Exactly the lines from the start of the data below through the line that contains "ax = fig.add_axes([(cx" are to be copied, with pictures left out.

------ RECORD SET ------

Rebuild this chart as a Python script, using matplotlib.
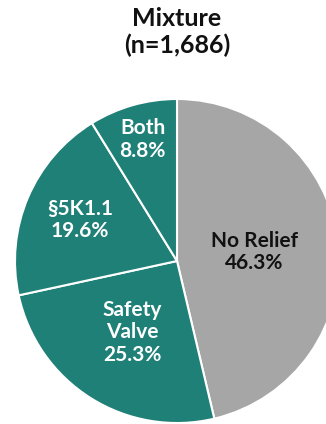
import numpy as np
import matplotlib
matplotlib.use("Agg")
from matplotlib import pyplot as plt

plt.rcParams['font.family'] = ['Lato', 'DejaVu Sans']

labels = ["No Relief", "Safety\nValve", "§5K1.1", "Both"]
shares = [46.3, 25.3, 19.6, 8.8]
colors = ["#a6a6a6", "#1f8077", "#1f8077", "#1f8077"]
text_colors = ["#111111", "white", "white", "white"]
label_radius = [0.48, 0.52, 0.65, 0.78]

W, H = 326, 424
fig = plt.figure(figsize=(W / 100, H / 100), dpi=100)

# pie centre and radius in pixels
cx, cy, R = 177, 261, 162
ax = fig.add_axes([(cx - R) / W, (H - cy - R) / H, 2 * R / W, 2 * R / H])

wedges, _ = ax.pie(shares, colors=colors, startangle=90, counterclock=False,
                   radius=1, wedgeprops=dict(edgecolor="white", linewidth=1.5))
ax.set_xlim(-1, 1)
ax.set_ylim(-1, 1)
ax.set_aspect("equal")
ax.axis("off")

for w, lab, val, tc, r in zip(wedges, labels, shares, text_colors, label_radius):
    mid = np.deg2rad((w.theta1 + w.theta2) / 2)
    ax.text(r * np.cos(mid), r * np.sin(mid), f"{lab}\n{val:.1f}%",
            ha="center", va="center", color=tc, fontsize=15, fontweight="bold",
            linespacing=1.15)

fig.text(cx / W, 1 - 32 / H, "Mixture\n(n=1,686)", ha="center", va="center",
         fontsize=18, fontweight="bold", color="#111111", linespacing=1.2)

fig.savefig("out.png", dpi=100)
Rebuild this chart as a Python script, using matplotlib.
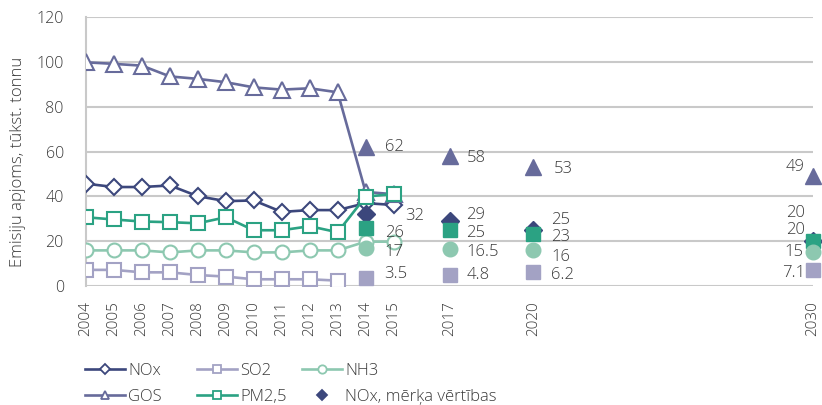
import matplotlib
matplotlib.use("Agg")
import matplotlib.pyplot as plt
from matplotlib.lines import Line2D

plt.rcParams['font.family'] = ['Open Sans', 'DejaVu Sans']
plt.rcParams['font.weight'] = 'light'

# ---- data ----
years = [2004, 2005, 2006, 2007, 2008, 2009, 2010, 2011, 2012, 2013, 2014, 2015]
nox = [45.7, 44.2, 44.2, 44.9, 40.1, 37.9, 38.2, 33.1, 33.9, 33.9, 37.0, 36.2]
so2_years = [2004, 2005, 2006, 2007, 2008, 2009, 2010, 2011, 2012, 2013]
so2 = [7.2, 7.2, 6.1, 6.1, 4.9, 4.2, 3.0, 3.0, 3.0, 2.4]
nh3 = [15.9, 15.9, 15.9, 15.0, 15.9, 15.9, 15.0, 15.0, 15.9, 15.9, 19.8, 19.8]
gos = [99.9, 99.2, 98.4, 93.6, 92.5, 91.0, 88.7, 87.7, 88.3, 86.5, 42.0, 41.0]
pm25 = [30.7, 29.7, 28.8, 28.5, 28.0, 30.7, 24.9, 24.9, 26.7, 24.0, 39.9, 41.1]

target_years = [2014, 2017, 2020, 2030]
gos_target = [62, 58, 53, 49]
nox_target = [32, 29, 25, 20]
pm25_target = [26, 25, 23, 20]
nh3_target = [17, 16.5, 16, 15]
so2_target = [3.5, 4.8, 6.2, 7.1]

tick_years = [2004, 2005, 2006, 2007, 2008, 2009, 2010, 2011, 2012, 2013, 2014, 2015, 2017, 2020, 2030]

# ---- styles ----
C_NOX = '#3C477C'
C_GOS = '#676B9B'
C_SO2 = '#A3A2C4'
C_NH3 = '#8DC8B0'
C_PM = '#2BA283'
TXT = '#3A3A3A'
GRID = '#C9C9C9'

fig = plt.figure(figsize=(8.22, 4.05), dpi=100)
ax = fig.add_axes([86/822, 1-286/405, (813-86)/822, (286-17.3)/405])

ax.set_xlim(2004, 2030)
ax.set_ylim(0, 120)
ax.set_yticks(range(0, 121, 20))
ax.yaxis.grid(True, color=GRID, linewidth=1.5)
ax.set_axisbelow(True)
for s in ['top', 'right', 'bottom']:
    ax.spines[s].set_visible(False)
ax.spines['left'].set_color(GRID)
ax.spines['left'].set_linewidth(1.5)
ax.set_xticks(tick_years)
ax.set_xticklabels([str(y) for y in tick_years], rotation=90)
ax.tick_params(axis='x', length=0, pad=11, labelsize=11, labelcolor=TXT)
ax.tick_params(axis='y', length=0, pad=16, labelsize=11.5, labelcolor=TXT)

lw = 1.9
mew = 1.5
ax.plot(years, nox, color=C_NOX, lw=lw, marker='D', ms=8.5, mfc='white', mec=C_NOX, mew=mew, zorder=3)
ax.plot(so2_years, so2, color=C_SO2, lw=lw, marker='s', ms=9.5, mfc='white', mec=C_SO2, mew=mew, zorder=3)
ax.plot(years, nh3, color=C_NH3, lw=lw, marker='o', ms=10, mfc='white', mec=C_NH3, mew=mew, zorder=3)
ax.plot(years, gos, color=C_GOS, lw=lw, marker='^', ms=11, mfc='white', mec=C_GOS, mew=mew, zorder=3)
ax.plot(years, pm25, color=C_PM, lw=lw, marker='s', ms=9.5, mfc='white', mec=C_PM, mew=mew, zorder=4)

kw = dict(linestyle='none', zorder=5, clip_on=False)
ax.plot(target_years, gos_target, marker='^', ms=11, color=C_GOS, **kw)
ax.plot(target_years, nox_target, marker='D', ms=9, color=C_NOX, **kw)
ax.plot(target_years, pm25_target, marker='s', ms=9.5, color=C_PM, **kw)
ax.plot(target_years, nh3_target, marker='o', ms=10.5, color=C_NH3, **kw)
ax.plot(target_years, so2_target, marker='s', ms=9.5, color=C_SO2, **kw)


def fmt(v):
    return '%g' % v


# label offsets in pixels (dx, dy up-positive) per target year
label_offsets = {
    'gos': [(19, 0), (17, -2), (20, -2), (-8, 9)],
    'nox': [(40, -2), (17, 6), (18, 10), (-8, 28)],
    'pm': [(19, -5), (17, -3), (18, -3), (-8, 11)],
    'nh3': [(19, -4), (17, -3), (18, -7), (-10, 0)],
    'so2': [(19, 4), (17, 0), (18, -3), (-8, -3)],
}
series = {'gos': gos_target, 'nox': nox_target, 'pm': pm25_target, 'nh3': nh3_target, 'so2': so2_target}
for key, vals in series.items():
    for i, (yr, v) in enumerate(zip(target_years, vals)):
        dx, dy = label_offsets[key][i]
        ha = 'left' if dx > 0 else 'right'
        ax.annotate(fmt(v), (yr, v), xytext=(dx*0.72, dy*0.72), textcoords='offset points',
                    ha=ha, va='center', fontsize=12, color=TXT, zorder=6, annotation_clip=False)

fig.text(18/822, 1-162/405, 'Emisiju apjoms, tūkst. tonnu', rotation=90, ha='center', va='center',
         fontsize=12, color=TXT)


# legend: three columns placed separately
def h(color, marker, ms, filled=False, line=True):
    return Line2D([], [], color=color, lw=lw if line else 0, linestyle='-' if line else 'none',
                  marker=marker, ms=ms, mfc=color if filled else 'white', mec=color, mew=1.3)


cols = [
    ([h(C_NOX, 'D', 5), h(C_GOS, '^', 6)], ['NOx', 'GOS'], 85),
    ([h(C_SO2, 's', 6), h(C_PM, 's', 6)], ['SO2', 'PM2,5'], 197),
    ([h(C_NH3, 'o', 6), h(C_NOX, 'D', 5, filled=True, line=False)], ['NH3', 'NOx, mērķa vērtības'], 302),
]
for hs, ls, x0 in cols:
    fig.legend(hs, ls, loc='center left', bbox_to_anchor=(x0/822, 1-384/405), frameon=False,
               fontsize=12, handlelength=2.4, handletextpad=0.2, borderpad=0, borderaxespad=0,
               labelspacing=0.62, labelcolor=TXT)

fig.savefig('out.png', dpi=100)
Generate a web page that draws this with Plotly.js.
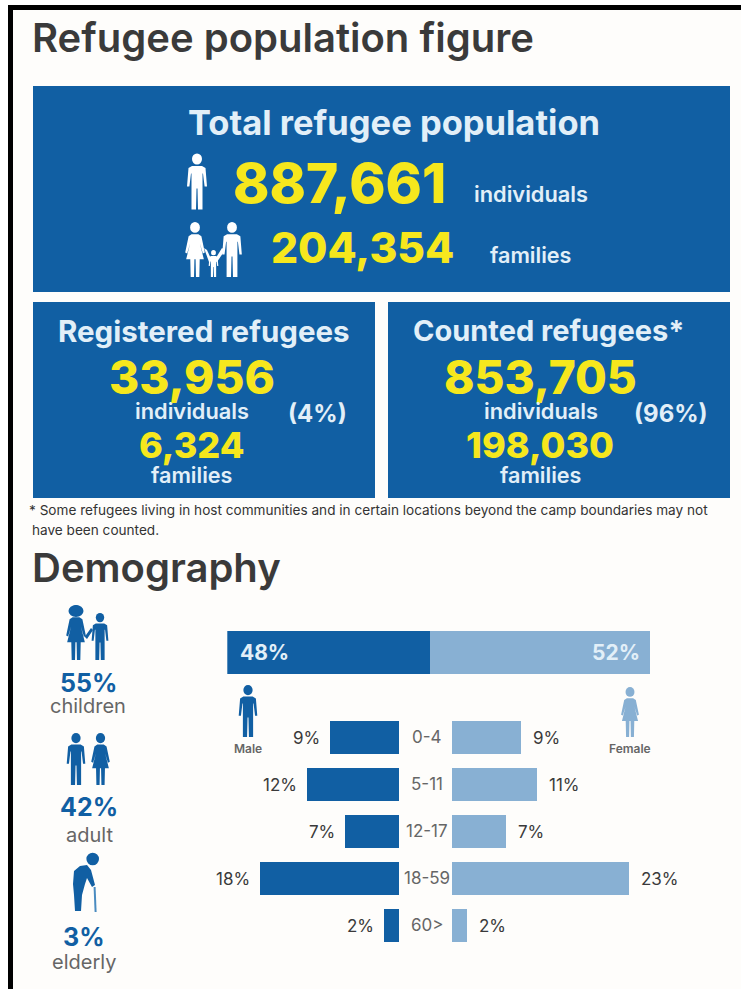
<!DOCTYPE html>
<html>
<head>
<meta charset="utf-8">
<script src="https://cdn.plot.ly/plotly-3.0.1.min.js"></script>
<style>html,body{margin:0;padding:0;background:#fff}#chart{width:741px;height:989px}</style>
</head>
<body>
<div id="chart"></div>
<script>
// Headline figures
const pageTitle = 'Refugee population figure';
const totalTitle = 'Total refugee population';
const totalIndividuals = '887,661';
const totalFamilies = '204,354';
const registeredIndividuals = '33,956';
const registeredFamilies = '6,324';
const registeredShare = '(4%)';
const countedIndividuals = '853,705';
const countedFamilies = '198,030';
const countedShare = '(96%)';

// Demography
const genderShare = [48, 52];
const ageGroups = ['0-4', '5-11', '12-17', '18-59', '60>'];
const malePct = [9, 12, 7, 18, 2];
const femalePct = [9, 11, 7, 23, 2];
const lifeStages = ['children', 'adult', 'elderly'];
const lifeStagePct = [55, 42, 3];

const BLUE = '#115fa3', LIGHT = '#88b0d3', YELLOW = '#f6e71d', PALE = '#e2eff8';
const INK = '#3a3a3a', GREY = '#666666';
const FONT = 'Inter, Lato, sans-serif';
const W = 741, H = 989;

// Pixel helpers: the page overlay axes run 0..741 and 989..0
const domX = (a, b) => [a / W, b / W];
const domY = (a, b) => [1 - b / H, 1 - a / H];
const ref = {xref: 'x4', yref: 'y4'};

const shapes = [];
const annotations = [];

function rect(x0, y0, x1, y1, fill) {
  shapes.push({type: 'rect', ...ref, x0, y0, x1, y1, fillcolor: fill, line: {width: 0}, layer: 'below'});
}
function disc(cx, cy, rx, ry, fill) {
  shapes.push({type: 'circle', ...ref, x0: cx - rx, x1: cx + rx, y0: cy - ry, y1: cy + ry, fillcolor: fill, line: {width: 0}});
}
function poly(cx, top, k, pts, fill) {
  const d = pts.map((p, i) => (i ? 'L' : 'M') + (cx + p[0] * k).toFixed(2) + ',' + (top + p[1] * k).toFixed(2)).join(' ') + ' Z';
  shapes.push({type: 'path', ...ref, path: d, fillcolor: fill, line: {width: 0}});
}
function text(str, x, y, size, color, weight, anchor) {
  annotations.push({
    text: str, ...ref, x, y, showarrow: false, xanchor: anchor || 'center', yanchor: 'middle',
    borderpad: 0, font: {family: FONT, size, color, weight: weight || 400}
  });
}

// Pictograms, all sketched on a 56-unit tall figure
const manBody = [[-5, 12.5], [5, 12.5], [8.5, 14.5], [10, 33], [7.6, 33], [6, 20], [5.5, 20], [5.5, 56], [1, 56], [0.5, 35],
  [-0.5, 35], [-1, 56], [-5.5, 56], [-5.5, 20], [-6, 20], [-7.6, 33], [-10, 33], [-8.5, 14.5]];
const womanBody = [[-3.5, 12.5], [3.5, 12.5], [6.5, 14.5], [10, 31], [8, 32], [5, 22], [9, 38], [4.8, 38], [4.4, 56], [1, 56], [0.6, 38],
  [-0.6, 38], [-1, 56], [-4.4, 56], [-4.8, 38], [-9, 38], [-5, 22], [-8, 32], [-10, 31], [-6.5, 14.5]];
function man(cx, top, h, fill) {
  const k = h / 56;
  disc(cx, top + 5.5 * k, 5 * k, 5.5 * k, fill);
  poly(cx, top, k, manBody, fill);
}
function woman(cx, top, h, fill) {
  const k = h / 56;
  disc(cx, top + 5.5 * k, 5 * k, 5.5 * k, fill);
  poly(cx, top, k, womanBody, fill);
}

// Family in the total panel
woman(195, 222, 55, '#ffffff');
man(232, 222, 55, '#ffffff');
man(213.5, 250, 27, '#ffffff');
poly(0, 0, 1, [[204, 248], [207, 250], [212, 261], [209, 262]], '#ffffff');
poly(0, 0, 1, [[222, 248], [225, 250], [217, 262], [214, 261]], '#ffffff');
// Single figure in the total panel
man(197, 153.5, 56, '#ffffff');

// Children
disc(76, 611, 7.5, 6, BLUE);
woman(76, 605, 55, BLUE);
man(100, 613, 47, BLUE);
poly(0, 0, 1, [[84, 636], [86, 635], [91, 628], [93, 630], [87, 639]], BLUE);
// Adults
man(76, 733, 52, BLUE);
woman(100.5, 733, 52, BLUE);
// Elderly figure with a cane
disc(92.7, 859, 6.3, 6.3, BLUE);
poly(0, 0, 1, [[87, 865], [80, 866], [74, 871], [73, 884], [74, 895], [75, 911], [81, 911], [82, 895], [85, 884],
  [87, 878], [92, 887], [95, 885], [91, 870]], BLUE);
poly(0, 0, 1, [[93.6, 887], [95.6, 887], [96.6, 912], [94.6, 912]], '#4a8bc0');
// Gender markers
man(248, 685, 52, BLUE);
woman(630, 687, 50, LIGHT);

// Page frame and panels
rect(0, 0, 741, 5, '#ffffff');
rect(0, 0, 8, 989, '#ffffff');
rect(8, 5, 741, 10, '#000000');
rect(8, 5, 13, 989, '#000000');
rect(33, 86, 730, 292, BLUE);
rect(33, 302, 375, 498, BLUE);
rect(388, 302, 730, 498, BLUE);

// Headings and panel text
text(pageTitle, 31, 37, 40, INK, 600, 'left');
text('Demography', 31, 567, 40, INK, 600, 'left');
text(totalTitle, 394, 122, 34.5, PALE, 700);
text(totalIndividuals, 339.5, 183, 55, YELLOW, 800);
text('individuals', 530.5, 194, 21.8, PALE, 600);
text(totalFamilies, 362, 247, 42.5, YELLOW, 800);
text('families', 530, 255, 21.6, PALE, 600);
text('Registered refugees', 204, 331, 29.5, PALE, 700);
text(registeredIndividuals, 191.5, 377, 46, YELLOW, 800);
text('individuals', 192, 411, 21.8, PALE, 600);
text(registeredShare, 317.5, 413, 24, PALE, 700);
text(registeredFamilies, 191.5, 445, 36, YELLOW, 800);
text('families', 191.5, 475, 21.6, PALE, 600);
text('Counted refugees*', 548, 330, 29, PALE, 700);
text(countedIndividuals, 540, 377, 46, YELLOW, 800);
text('individuals', 540.5, 411, 21.8, PALE, 600);
text(countedShare, 670.5, 413, 24, PALE, 700);
text(countedFamilies, 540, 445, 36, YELLOW, 800);
text('families', 540, 475, 21.6, PALE, 600);
text('* Some refugees living in host communities and in certain locations beyond the camp boundaries may not', 28, 510, 13.6, '#333333', 400, 'left');
text('have been counted.', 31, 530, 13.6, '#333333', 400, 'left');

// Life stage summary
[[88, 683, 706], [89, 807, 835], [84, 937, 962]].forEach(([x, yPct, yName], i) => {
  text(lifeStagePct[i] + '%', x, yPct, 25, BLUE, 700);
  text(lifeStages[i], x, yName, 20, GREY, 400);
});

// Gender split labels
text(genderShare[0] + '%', 239, 652, 21, PALE, 700, 'left');
text(genderShare[1] + '%', 641, 652, 21, PALE, 700, 'right');
text('Male', 248, 748, 12, GREY, 600);
text('Female', 630, 748, 12, GREY, 600);

// Age pyramid labels follow the bars through their own axes
const pyramidTop = 714, rowStep = 47;
ageGroups.forEach((g, i) => {
  const y = pyramidTop + rowStep * (i + 0.5) - 0.5;
  text(g, 427, y, 17, GREY, 400);
  annotations.push({text: malePct[i] + '%', xref: 'x2', yref: 'y2', x: malePct[i], y: g, xanchor: 'right', yanchor: 'middle',
    xshift: -8, showarrow: false, font: {family: FONT, size: 17, color: INK}});
  annotations.push({text: femalePct[i] + '%', xref: 'x3', yref: 'y3', x: femalePct[i], y: g, xanchor: 'left', yanchor: 'middle',
    xshift: 10, showarrow: false, font: {family: FONT, size: 17, color: INK}});
});

const pxPerPct = 7.7;
const maleEdge = 399, femaleEdge = 452, sideWidth = 200;
const hidden = {visible: false, fixedrange: true};

const data = [
  {type: 'bar', orientation: 'h', x: [genderShare[0]], y: ['Total'], width: 1, xaxis: 'x', yaxis: 'y',
    marker: {color: BLUE, line: {width: 0}}, hoverinfo: 'skip', name: 'Male'},
  {type: 'bar', orientation: 'h', x: [genderShare[1]], y: ['Total'], width: 1, xaxis: 'x', yaxis: 'y',
    marker: {color: LIGHT, line: {width: 0}}, hoverinfo: 'skip', name: 'Female'},
  {type: 'bar', orientation: 'h', x: malePct, y: ageGroups, width: 0.72, xaxis: 'x2', yaxis: 'y2',
    marker: {color: BLUE, line: {width: 0}}, hoverinfo: 'skip', name: 'Male by age'},
  {type: 'bar', orientation: 'h', x: femalePct, y: ageGroups, width: 0.72, xaxis: 'x3', yaxis: 'y3',
    marker: {color: LIGHT, line: {width: 0}}, hoverinfo: 'skip', name: 'Female by age'},
  {type: 'scatter', mode: 'none', x: [0, W], y: [0, H], xaxis: 'x4', yaxis: 'y4', hoverinfo: 'skip'}
];

const layout = {
  width: W, height: H, margin: {l: 0, r: 0, t: 0, b: 0},
  paper_bgcolor: '#fefdfb', plot_bgcolor: 'rgba(0,0,0,0)',
  barmode: 'stack', showlegend: false, hovermode: false,
  font: {family: FONT},
  xaxis: {...hidden, domain: domX(227.3, 650), range: [0, 100], anchor: 'y'},
  yaxis: {...hidden, domain: domY(630.5, 674), type: 'category', range: [-0.5, 0.5], anchor: 'x'},
  xaxis2: {...hidden, domain: domX(maleEdge - sideWidth, maleEdge), range: [sideWidth / pxPerPct, 0], anchor: 'y2'},
  yaxis2: {...hidden, domain: domY(pyramidTop, pyramidTop + rowStep * 5), type: 'category', categoryorder: 'array', categoryarray: ageGroups, range: [4.5, -0.5], anchor: 'x2'},
  xaxis3: {...hidden, domain: domX(femaleEdge, femaleEdge + sideWidth), range: [0, sideWidth / pxPerPct], anchor: 'y3'},
  yaxis3: {...hidden, domain: domY(pyramidTop, pyramidTop + rowStep * 5), type: 'category', categoryorder: 'array', categoryarray: ageGroups, range: [4.5, -0.5], anchor: 'x3'},
  xaxis4: {...hidden, domain: [0, 1], range: [0, W], anchor: 'y4'},
  yaxis4: {...hidden, domain: [0, 1], range: [H, 0], anchor: 'x4'},
  shapes, annotations
};

Plotly.newPlot('chart', data, layout, {displayModeBar: false, staticPlot: true});
</script>
</body>
</html>
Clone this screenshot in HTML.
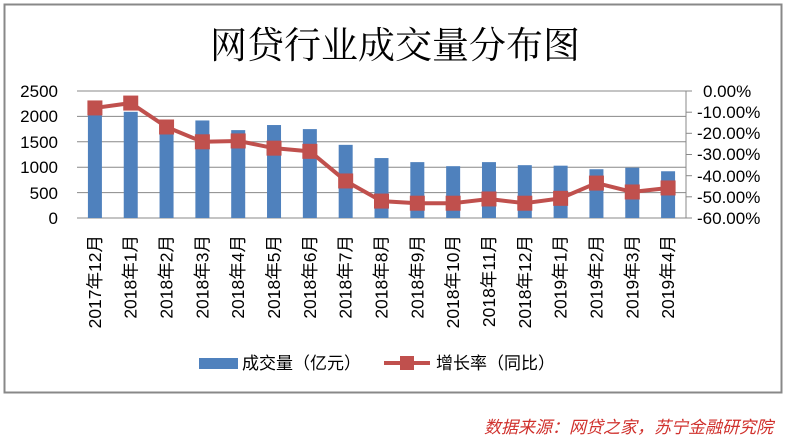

------

▶ [EXERCISE ANSWER]:
Rebuild this chart as a Python script, using matplotlib.
import numpy as np
import matplotlib
matplotlib.use("Agg")
from matplotlib import pyplot as plt

plt.rcParams['font.family'] = ['Lato', 'DejaVu Sans']

labels = ["No Relief", "Safety\nValve", "§5K1.1", "Both"]
shares = [46.3, 25.3, 19.6, 8.8]
colors = ["#a6a6a6", "#1f8077", "#1f8077", "#1f8077"]
text_colors = ["#111111", "white", "white", "white"]
label_radius = [0.48, 0.52, 0.65, 0.78]

W, H = 326, 424
fig = plt.figure(figsize=(W / 100, H / 100), dpi=100)

# pie centre and radius in pixels
cx, cy, R = 177, 261, 162
ax = fig.add_axes([(cx - R) / W, (H - cy - R) / H, 2 * R / W, 2 * R / H])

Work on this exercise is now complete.